• **Set problem**:
Give back exactly the lines from the start of the listing to the line containing "ax2.tick_params(axis='y', pad=3)", inclusive, and nothing beyond them.

:::

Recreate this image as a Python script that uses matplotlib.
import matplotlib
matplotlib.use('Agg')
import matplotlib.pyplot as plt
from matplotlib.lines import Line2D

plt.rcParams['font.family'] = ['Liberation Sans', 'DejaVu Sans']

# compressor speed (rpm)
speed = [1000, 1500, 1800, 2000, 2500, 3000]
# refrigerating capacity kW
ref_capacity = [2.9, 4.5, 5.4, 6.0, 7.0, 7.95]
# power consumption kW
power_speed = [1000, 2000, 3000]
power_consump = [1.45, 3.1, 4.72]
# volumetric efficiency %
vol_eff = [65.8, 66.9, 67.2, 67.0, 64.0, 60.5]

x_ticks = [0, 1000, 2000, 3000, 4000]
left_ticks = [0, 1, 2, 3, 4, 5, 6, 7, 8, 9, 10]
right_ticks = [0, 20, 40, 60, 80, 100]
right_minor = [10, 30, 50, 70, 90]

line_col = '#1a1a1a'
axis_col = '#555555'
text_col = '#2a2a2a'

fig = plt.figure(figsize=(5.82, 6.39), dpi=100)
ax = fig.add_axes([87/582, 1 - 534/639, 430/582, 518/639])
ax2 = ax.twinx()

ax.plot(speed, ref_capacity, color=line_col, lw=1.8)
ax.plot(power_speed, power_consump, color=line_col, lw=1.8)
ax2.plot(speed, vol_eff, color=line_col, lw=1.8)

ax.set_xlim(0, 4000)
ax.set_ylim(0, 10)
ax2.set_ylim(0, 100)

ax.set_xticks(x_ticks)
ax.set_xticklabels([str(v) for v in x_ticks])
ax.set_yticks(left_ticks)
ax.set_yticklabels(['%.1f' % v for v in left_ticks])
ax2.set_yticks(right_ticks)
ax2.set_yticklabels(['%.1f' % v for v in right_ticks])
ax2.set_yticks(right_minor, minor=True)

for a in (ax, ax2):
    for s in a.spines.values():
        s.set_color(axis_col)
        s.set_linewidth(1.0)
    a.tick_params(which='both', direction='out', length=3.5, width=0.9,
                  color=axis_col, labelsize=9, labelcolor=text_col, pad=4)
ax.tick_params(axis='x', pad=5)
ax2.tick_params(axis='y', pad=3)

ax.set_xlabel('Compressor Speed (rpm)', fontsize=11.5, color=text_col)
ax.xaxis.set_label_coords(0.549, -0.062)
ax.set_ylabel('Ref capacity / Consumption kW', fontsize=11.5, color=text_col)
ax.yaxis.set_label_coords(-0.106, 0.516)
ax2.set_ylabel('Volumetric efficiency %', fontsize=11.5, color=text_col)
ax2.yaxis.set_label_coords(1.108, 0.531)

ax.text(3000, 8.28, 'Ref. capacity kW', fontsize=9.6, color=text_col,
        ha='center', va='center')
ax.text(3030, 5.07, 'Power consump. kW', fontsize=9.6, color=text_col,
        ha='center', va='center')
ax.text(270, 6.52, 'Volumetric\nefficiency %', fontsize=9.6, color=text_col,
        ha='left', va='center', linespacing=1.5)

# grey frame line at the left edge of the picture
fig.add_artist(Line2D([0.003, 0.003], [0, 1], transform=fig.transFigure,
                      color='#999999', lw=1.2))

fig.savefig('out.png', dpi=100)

:::

• **Written answer**:
Recreate this image as a Python script that uses matplotlib.
import matplotlib
matplotlib.use('Agg')
import matplotlib.pyplot as plt
from matplotlib.lines import Line2D

plt.rcParams['font.family'] = ['Liberation Sans', 'DejaVu Sans']

# compressor speed (rpm)
speed = [1000, 1500, 1800, 2000, 2500, 3000]
# refrigerating capacity kW
ref_capacity = [2.9, 4.5, 5.4, 6.0, 7.0, 7.95]
# power consumption kW
power_speed = [1000, 2000, 3000]
power_consump = [1.45, 3.1, 4.72]
# volumetric efficiency %
vol_eff = [65.8, 66.9, 67.2, 67.0, 64.0, 60.5]

x_ticks = [0, 1000, 2000, 3000, 4000]
left_ticks = [0, 1, 2, 3, 4, 5, 6, 7, 8, 9, 10]
right_ticks = [0, 20, 40, 60, 80, 100]
right_minor = [10, 30, 50, 70, 90]

line_col = '#1a1a1a'
axis_col = '#555555'
text_col = '#2a2a2a'

fig = plt.figure(figsize=(5.82, 6.39), dpi=100)
ax = fig.add_axes([87/582, 1 - 534/639, 430/582, 518/639])
ax2 = ax.twinx()

ax.plot(speed, ref_capacity, color=line_col, lw=1.8)
ax.plot(power_speed, power_consump, color=line_col, lw=1.8)
ax2.plot(speed, vol_eff, color=line_col, lw=1.8)

ax.set_xlim(0, 4000)
ax.set_ylim(0, 10)
ax2.set_ylim(0, 100)

ax.set_xticks(x_ticks)
ax.set_xticklabels([str(v) for v in x_ticks])
ax.set_yticks(left_ticks)
ax.set_yticklabels(['%.1f' % v for v in left_ticks])
ax2.set_yticks(right_ticks)
ax2.set_yticklabels(['%.1f' % v for v in right_ticks])
ax2.set_yticks(right_minor, minor=True)

for a in (ax, ax2):
    for s in a.spines.values():
        s.set_color(axis_col)
        s.set_linewidth(1.0)
    a.tick_params(which='both', direction='out', length=3.5, width=0.9,
                  color=axis_col, labelsize=9, labelcolor=text_col, pad=4)
ax.tick_params(axis='x', pad=5)
ax2.tick_params(axis='y', pad=3)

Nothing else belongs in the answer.